(IMAGE: Random Media)

Other Animal, 2022. 98 minutes. Comedy

Grade: 3 out of 4

Fans of the Trailer Park Boys are most likely to feel the vibe of Happy FKN Sunshine, a sweary slice of Canadian lower-class aspirations, scams, drug deals, and dysfunctional families. The difference is that Ricky, Julian and Bubbles are now enough of an institution that there’s less jeopardy to their adventures these days – nobody really believes serious harm will come to them, no matter the insane risks they take. Put new characters into similar situations, and the safety net’s gone; like in the earlier TPB episodes, there’s more darkness hanging over the run-down mill town of this movie. Which makes the comedy feel like more of a lifeline.

With the mill workers on strike, everything else in the town comes to a dead stop, and incomes mostly stagnate, save those of Eddie (real-life playwright Ted Dykstra), the pawn shop owner, and Ronnie (Mattea Brotherton), the sassy drug dealer. Ronnie’s brother Will (Matt Close) remains a low-key optimist, hoping his band will get off the ground soon, if they can just add a bass player. And avoid the wrath of their abusive father Frank (Lewis Hodgson), who figures if he’s laid off, nobody else in his family should be doing anything but pitching in.

Will’s band, called Happy Fucking Sunshine, consists of angry bully Vince (Connor Rueter), slumming rich girl drummer River (Maxime Lauzon), and Will on guitar. They need a bass player, but the best (and possibly only) one in town is compulsive liar Artie (Dana Hodgson), who always has some tall tale full of famous rocker name-drops at the ready. Will’s okay with that, but Artie utterly infuriates Vince, who wants to beat him up every time he mentions a supposedly famous friend. It doesn’t hurt the band though, that Artie’s uncle Eddie not only runs the pawnshop, but also has recording equipment in his basement. When Ronnie agrees to manage the band, after using her drug money to get Will a new guitar, the siblings have but one mission, besides booking a gig: keep their singer and new bassist from murdering each other.

Lots of movies about rock dreams tend to feature bands and/or singers so perfect that it stretches credibility to imagine nobody would see their talent, or music so mediocre it doesn’t work well enough (Down and Out With the Dolls comes to mind). Happy FKN Sunshine (the middle word is fully spelled out in the opening credits) gets it more right. This is a band you’d totally get into at a drunken party, but they’re probably not going to record one of your all-time favorite albums. They’re good enough, but yet to be great. You root for them because their only alternative is the mill, which grinds down people as much as it does anything else, though the union pays for funerals. And in due course, we see just why Artie is such a liar – it’s a coping mechanism for a home situation that’s simultaneously darkly funny and disturbing.

“Music’s a great hobby, but it’s a shit life,” says Eddie, pointing out that as drab as the mill is, it feels easier to most people than taking a chance with band members who may abandon or betray them when the going gets even slightly hard.
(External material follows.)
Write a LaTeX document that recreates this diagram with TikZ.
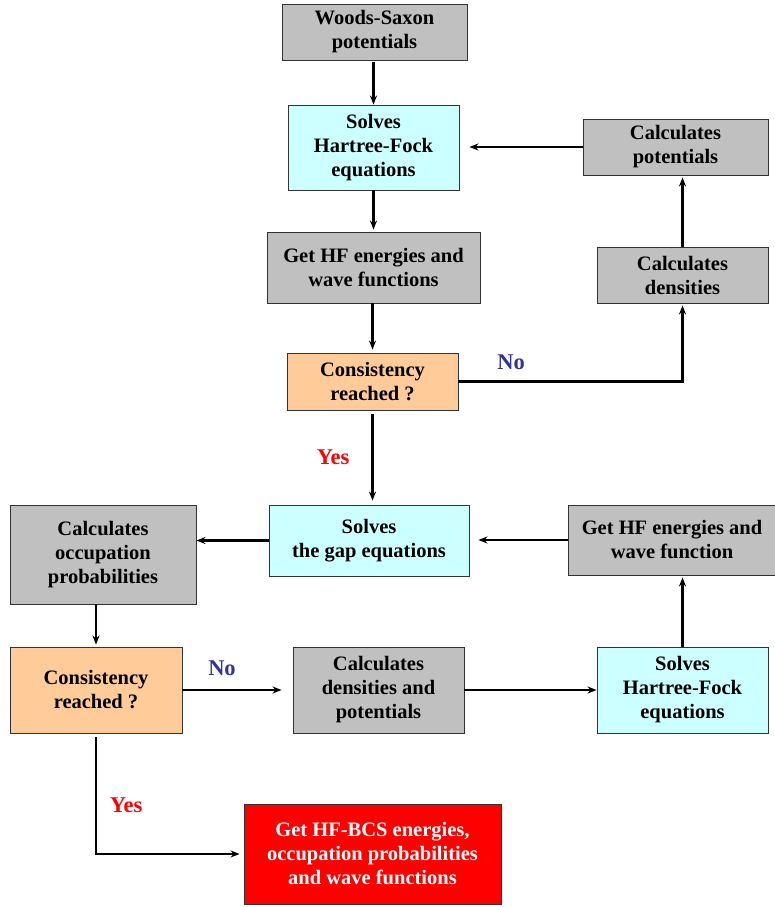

But all Will has to do is look at the older generation – Artie’s brain-damaged father, or Frank, who poaches bear meat, and in one brilliant bit of character business looks genuinely torn between whether to smoke a cigarette or sip his beer in a moment that seems to call for both equally. Optimism isn’t to be found there, so Will will have to find it in himself.
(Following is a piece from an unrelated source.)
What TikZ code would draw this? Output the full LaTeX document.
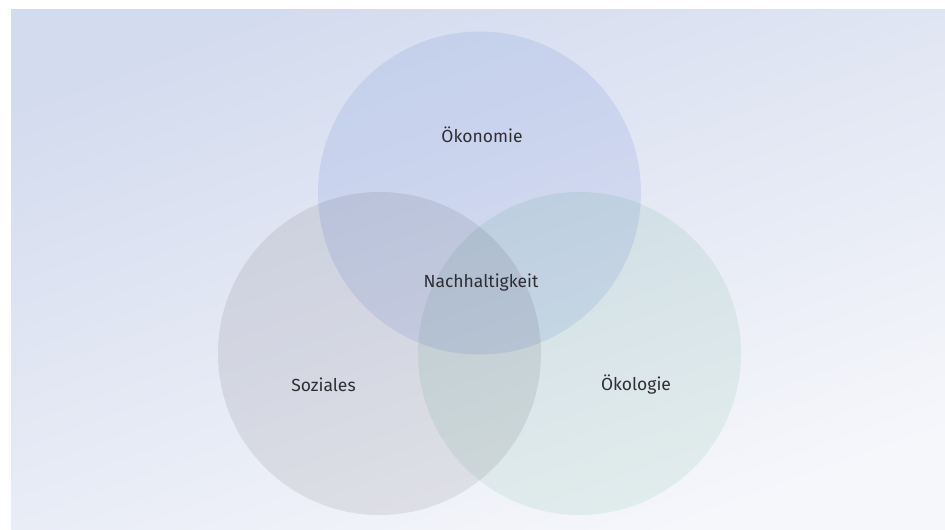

Director Derek Diorio, who began his career as a writer on Teddy Ruxpin and You Can’t Do That on Television, relishes his profanities exactly as much as a man who used to have to keep it clean would. Even the chapter headings in this movie have curse words. They may not all be necessary, but they are funny, if you’re not the easily offended sort. He shoots small-town decay the way so many might remember it from their teen years; the drabness and poverty adults have adapted to is only starting to come into focus for the young folks, and they have a brief window to escape the only ways they know how. It’s either got to be drugs, music, or money to relocate. Maybe all three. Or the gloom will consume.
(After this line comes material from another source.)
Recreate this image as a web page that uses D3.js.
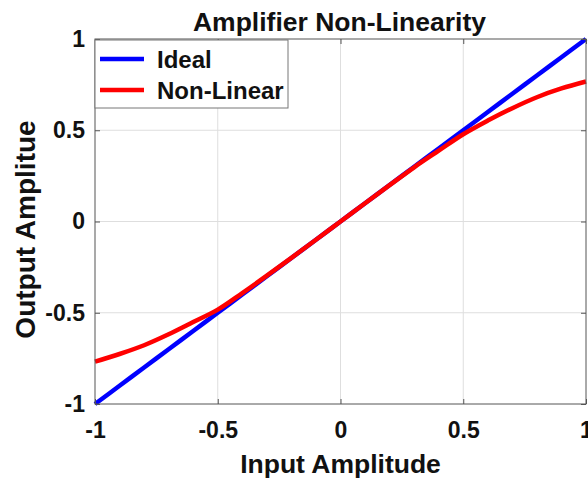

It’s just as well Will remains naturally cheery, somehow. Because everyone else, including the audience, depends on him. All too often, movies mislead us into thinking that betting everything on one last shot is the only way to nail a dream. In fact, keeping the right attitude throughout ups and downs, rather than holding out hope for specific circumstances, is more likely to make the dream work in the long haul. Happy FKN Sunshine gets that it’s up to you to be that happy GD ray of light to get where you need to go, not on the attainment of the goal to make you happy. And when it makes you laugh, it’s giving you a hand up.